Max Weber: het westerse monnikendom als aanzet tot het kapitalisme
Abstract
Max Weber :western monasticism as a precursor to capitalism - In the periodical Economisch Statistische Berichten (Economic Statistical Reports), vol. 76, no. 3818, 1991, a remarkable article was published by the Louvain economist Louis Baeck, entitled Een moderne onderneming in de middeleeuwen. De economische invloed van de cisterciënzer orde (A modern enterprise in the Middle Ages. The economic influence of the Cistercian order). The author argues that the Cistercians in the beginning of the twelfth century brought about a breakthrough in the fossilized production relations. This religious order was in the forefront of the domain of economic development. Thus long before the rise of the proverbial Calvinistic labour morality there was already an age in which an efficient industrial culture flourished. According to Baeck, the sociologist Max Weber argued in his Die protestantische Ethik und der Geist des Kapitalismus that the rational capitalistic development of Western Europe was initiated and supported by the Calvinistic and Puritan morality of the seventeenth century.

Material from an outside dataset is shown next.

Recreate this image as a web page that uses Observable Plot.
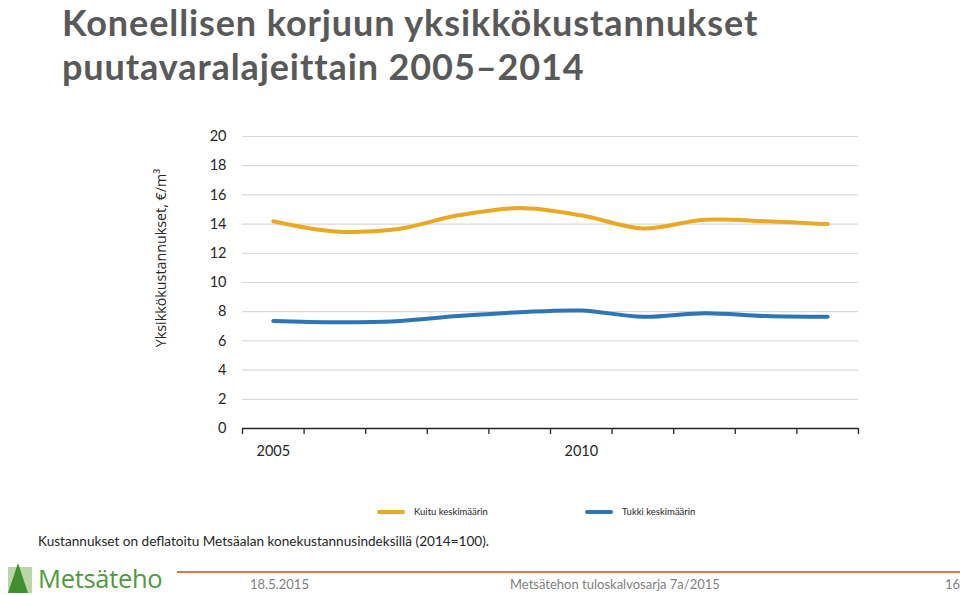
<!DOCTYPE html>
<html>
<head>
<meta charset="utf-8">
<script src="https://cdn.jsdelivr.net/npm/d3@7"></script>
<script src="https://cdn.jsdelivr.net/npm/@observablehq/plot@0.6"></script>
<style>
  html, body { margin: 0; padding: 0; background: #fff; }
  #page { position: relative; width: 960px; height: 595px; overflow: hidden; background: #fff; font-family: Lato, "Open Sans", sans-serif; }
  .title { position: absolute; left: 62px; font-size: 36px; font-weight: 700; line-height: normal; color: #595959; white-space: nowrap; letter-spacing: 0.9px; }
  #chart { position: absolute; left: 0; top: 0; }
  #ytitle { position: absolute; left: 160px; top: 258px; transform: translate(-50%, -50%) rotate(-90deg); font-family: "Open Sans", sans-serif; font-size: 14.3px; color: #262626; white-space: nowrap; }
  .leg { position: absolute; top: 506px; font-size: 9.5px; color: #262626; white-space: nowrap; display: flex; align-items: center; }
  .leg .sw { display: inline-block; width: 28px; height: 4px; border-radius: 2px; margin-right: 9px; }
  #caption { position: absolute; left: 38px; top: 533px; font-size: 13.6px; color: #262626; white-space: nowrap; }
  #footline { position: absolute; left: 177px; top: 571px; width: 783px; height: 2px; background: #D9784E; }
  .foot { position: absolute; top: 576px; font-size: 13px; color: #7f7f7f; white-space: nowrap; }
  #logo { position: absolute; left: 6px; top: 561px; display: flex; align-items: center; }
  #logo span { font-family: "Open Sans", sans-serif; font-size: 25.5px; color: #4f9a3a; margin-left: 4px; letter-spacing: -0.3px; }
</style>
</head>
<body>
<div id="page">
  <div id="chart"></div>
  <div class="title" style="top:0px">Koneellisen korjuun yksikkökustannukset</div>
  <div class="title" style="top:43.5px">puutavaralajeittain 2005–2014</div>
  <div id="ytitle">Yksikkökustannukset, €/m³</div>
  <div class="leg" style="left:377px"><span class="sw" style="background:#E9A825"></span>Kuitu keskimäärin</div>
  <div class="leg" style="left:585px"><span class="sw" style="background:#2E75B6"></span>Tukki keskimäärin</div>
  <div id="caption">Kustannukset on deflatoitu Metsäalan konekustannusindeksillä (2014=100).</div>
  <div id="logo">
    <svg width="28" height="30" viewBox="0 0 28 30">
      <rect x="2" y="4" width="24" height="26" fill="#b9d6a8"/>
      <polygon points="12,0 22,30 2,30" fill="#3f8f2f"/>
    </svg>
    <span>Metsäteho</span>
  </div>
  <div id="footline"></div>
  <div class="foot" style="left:250px">18.5.2015</div>
  <div class="foot" style="left:510px">Metsätehon tuloskalvosarja 7a/2015</div>
  <div class="foot" style="left:945px">16</div>
</div>
<script>
const years = [2005, 2006, 2007, 2008, 2009, 2010, 2011, 2012, 2013, 2014];
const kuitu = [14.2, 13.5, 13.65, 14.6, 15.1, 14.6, 13.7, 14.3, 14.2, 14.0];
const tukki = [7.37, 7.28, 7.35, 7.7, 7.96, 8.08, 7.65, 7.9, 7.7, 7.65];
const yTicks = [0, 2, 4, 6, 8, 10, 12, 14, 16, 18, 20];
const xLabels = [2005, 2010];
const seriesNames = ["Kuitu keskimäärin", "Tukki keskimäärin"];
const seriesColors = ["#E9A825", "#2E75B6"];

const data = [];
years.forEach((y, i) => {
  data.push({year: y, value: kuitu[i], series: seriesNames[0]});
  data.push({year: y, value: tukki[i], series: seriesNames[1]});
});
const bandEdges = [...years.map(y => y - 0.5), years[years.length - 1] + 0.5];

const chart = Plot.plot({
  width: 960,
  height: 480,
  marginTop: 136,
  marginBottom: 52,
  marginLeft: 242,
  marginRight: 102,
  style: {fontFamily: "Lato, 'Open Sans', sans-serif", fontSize: "14px", color: "#262626", background: "transparent"},
  x: {domain: [bandEdges[0], bandEdges[bandEdges.length - 1]]},
  y: {domain: [0, 20]},
  color: {domain: seriesNames, range: seriesColors},
  marks: [
    Plot.ruleY(yTicks.filter(d => d > 0), {stroke: "#d9d9d9", strokeWidth: 1.2}),
    Plot.axisY({ticks: yTicks, tickSize: 0, tickPadding: 16, label: null, fontSize: 14.5}),
    Plot.axisX({ticks: bandEdges, tickSize: 6, tickFormat: () => "", label: null, stroke: "#262626", strokeWidth: 1.3}),
    Plot.axisX({ticks: xLabels, tickSize: 0, tickPadding: 17, tickFormat: d => String(d), label: null, fontSize: 14.5}),
    Plot.ruleY([0], {stroke: "#262626", strokeWidth: 1.5}),
    Plot.line(data, {x: "year", y: "value", stroke: "series", z: "series", strokeWidth: 4, curve: "catmull-rom", strokeLinecap: "round"})
  ]
});
document.getElementById("chart").appendChild(chart);
</script>
</body>
</html>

On the contrary, Baeck states, the twelfth century was already an incubation period of economic rationality, to which Cistercian monks contributed with their practice of efficiency and their work ethics. Baeck suggests that Max Weber did not notice the influence exerted by mediaeval monks, namely the Cistercians, upon the rise of capitalism. In this article, however, it is demonstrated on the basis of numerous texts by Max Weber that he gave ample attention in his works to the role of monasticism in the rise and development of modern capitalism.